# Start of Given information

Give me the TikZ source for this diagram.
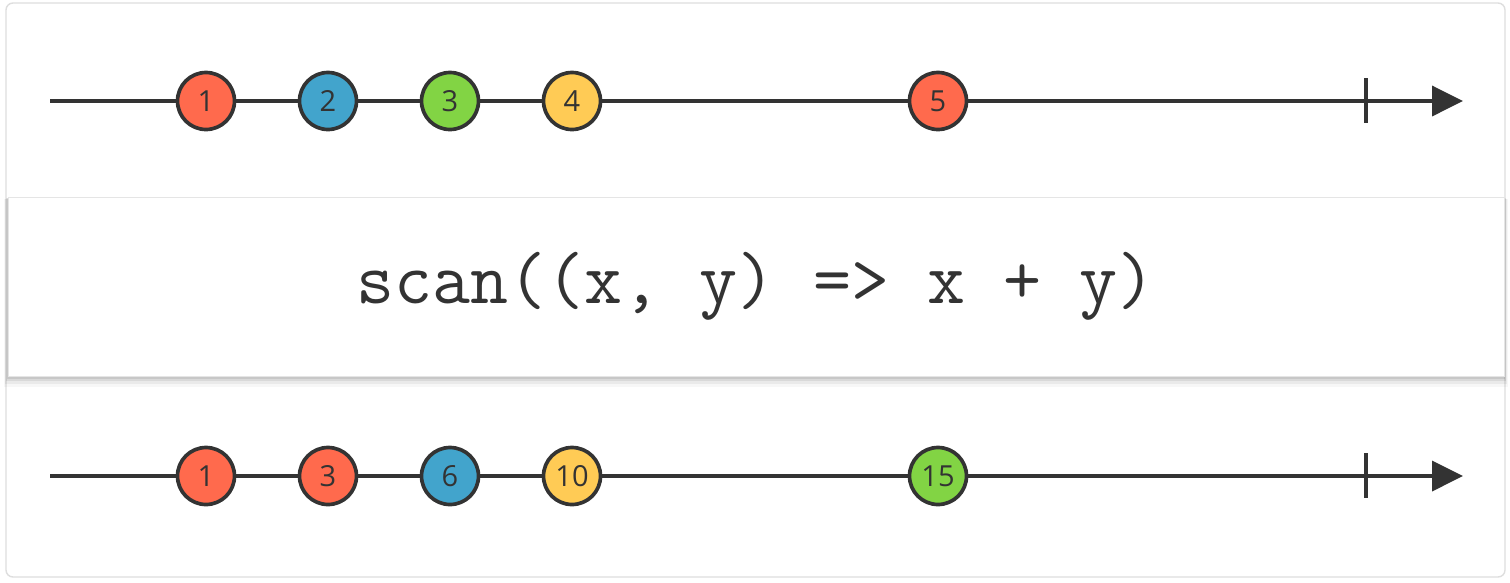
\documentclass[tikz,border=0pt]{standalone}
\usepackage{fontspec}
\setmainfont{Open Sans}
\usepackage{tikz}
\usetikzlibrary{arrows.meta,positioning,calc}
\definecolor{ink}{HTML}{333333}
\definecolor{mred}{HTML}{FF6A4D}
\definecolor{mblue}{HTML}{42A4CC}
\definecolor{mgreen}{HTML}{82D444}
\definecolor{myellow}{HTML}{FFCB55}

\begin{document}
\begin{tikzpicture}[x=0.02cm, y=-0.02cm, >={Triangle[length=0.62cm, width=0.6cm]}, font=\fontsize{16.5}{18}\selectfont]
  \tikzstyle{marble}=[circle, draw=ink, line width=2.1pt, minimum size=1.14cm, inner sep=0pt, text=ink]
  \tikzstyle{line}=[draw=ink, line width=2.1pt]
  \useasboundingbox (0,0) rectangle (1510,582);
  \fill[white] (0,0) rectangle (1510,582);
  \draw[black!13, line width=0.8pt, rounded corners=4pt] (6,3) rectangle (1505,577);

  % input stream
  \coordinate (s1) at (50,101);
  \coordinate (e1) at (1463,101);
  \coordinate (t1) at (1366,101);
  \draw[line, ->] (s1) -- (e1);
  \draw[line] ($(t1)+(0,-23)$) -- ($(t1)+(0,22)$);
  \node[marble, fill=mred] (a1) at (206,101) {1};
  \node[marble, fill=mblue] (a2) at (328,101) {2};
  \node[marble, fill=mgreen] (a3) at (450,101) {3};
  \node[marble, fill=myellow] (a4) at (572,101) {4};
  \node[marble, fill=mred] (a5) at (938,101) {5};

  % operator, soft shadow first
  \foreach \d/\o in {11/0.03, 8/0.05, 5/0.07, 3/0.08}
    \fill[black, opacity=\o] (8-\d*0.4,197+\d*0.2) rectangle (1504+\d*0.4,376+\d);
  \node[draw=black!10, fill=white, minimum width=29.92cm, minimum height=3.58cm, text=ink,
        font=\ttfamily\fontsize{42}{44}\selectfont] (op) at (756,286.5) {scan((x, y) => x + y)};

  % output stream
  \coordinate (s2) at (50,476);
  \coordinate (e2) at (1463,476);
  \coordinate (t2) at (1366,476);
  \draw[line, ->] (s2) -- (e2);
  \draw[line] ($(t2)+(0,-23)$) -- ($(t2)+(0,22)$);
  \node[marble, fill=mred] (b1) at (206,476) {1};
  \node[marble, fill=mred] (b2) at (328,476) {3};
  \node[marble, fill=mblue] (b3) at (450,476) {6};
  \node[marble, fill=myellow] (b4) at (572,476) {10};
  \node[marble, fill=mgreen] (b5) at (938,476) {15};
\end{tikzpicture}
\end{document}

# End of Given information

**Task statement**
Restate the data above word for word. Do not include the images.

**Full answer**
Give me the TikZ source for this diagram.
\documentclass[tikz,border=0pt]{standalone}
\usepackage{fontspec}
\setmainfont{Open Sans}
\usepackage{tikz}
\usetikzlibrary{arrows.meta,positioning,calc}
\definecolor{ink}{HTML}{333333}
\definecolor{mred}{HTML}{FF6A4D}
\definecolor{mblue}{HTML}{42A4CC}
\definecolor{mgreen}{HTML}{82D444}
\definecolor{myellow}{HTML}{FFCB55}

\begin{document}
\begin{tikzpicture}[x=0.02cm, y=-0.02cm, >={Triangle[length=0.62cm, width=0.6cm]}, font=\fontsize{16.5}{18}\selectfont]
  \tikzstyle{marble}=[circle, draw=ink, line width=2.1pt, minimum size=1.14cm, inner sep=0pt, text=ink]
  \tikzstyle{line}=[draw=ink, line width=2.1pt]
  \useasboundingbox (0,0) rectangle (1510,582);
  \fill[white] (0,0) rectangle (1510,582);
  \draw[black!13, line width=0.8pt, rounded corners=4pt] (6,3) rectangle (1505,577);

  % input stream
  \coordinate (s1) at (50,101);
  \coordinate (e1) at (1463,101);
  \coordinate (t1) at (1366,101);
  \draw[line, ->] (s1) -- (e1);
  \draw[line] ($(t1)+(0,-23)$) -- ($(t1)+(0,22)$);
  \node[marble, fill=mred] (a1) at (206,101) {1};
  \node[marble, fill=mblue] (a2) at (328,101) {2};
  \node[marble, fill=mgreen] (a3) at (450,101) {3};
  \node[marble, fill=myellow] (a4) at (572,101) {4};
  \node[marble, fill=mred] (a5) at (938,101) {5};

  % operator, soft shadow first
  \foreach \d/\o in {11/0.03, 8/0.05, 5/0.07, 3/0.08}
    \fill[black, opacity=\o] (8-\d*0.4,197+\d*0.2) rectangle (1504+\d*0.4,376+\d);
  \node[draw=black!10, fill=white, minimum width=29.92cm, minimum height=3.58cm, text=ink,
        font=\ttfamily\fontsize{42}{44}\selectfont] (op) at (756,286.5) {scan((x, y) => x + y)};

  % output stream
  \coordinate (s2) at (50,476);
  \coordinate (e2) at (1463,476);
  \coordinate (t2) at (1366,476);
  \draw[line, ->] (s2) -- (e2);
  \draw[line] ($(t2)+(0,-23)$) -- ($(t2)+(0,22)$);
  \node[marble, fill=mred] (b1) at (206,476) {1};
  \node[marble, fill=mred] (b2) at (328,476) {3};
  \node[marble, fill=mblue] (b3) at (450,476) {6};
  \node[marble, fill=myellow] (b4) at (572,476) {10};
  \node[marble, fill=mgreen] (b5) at (938,476) {15};
\end{tikzpicture}
\end{document}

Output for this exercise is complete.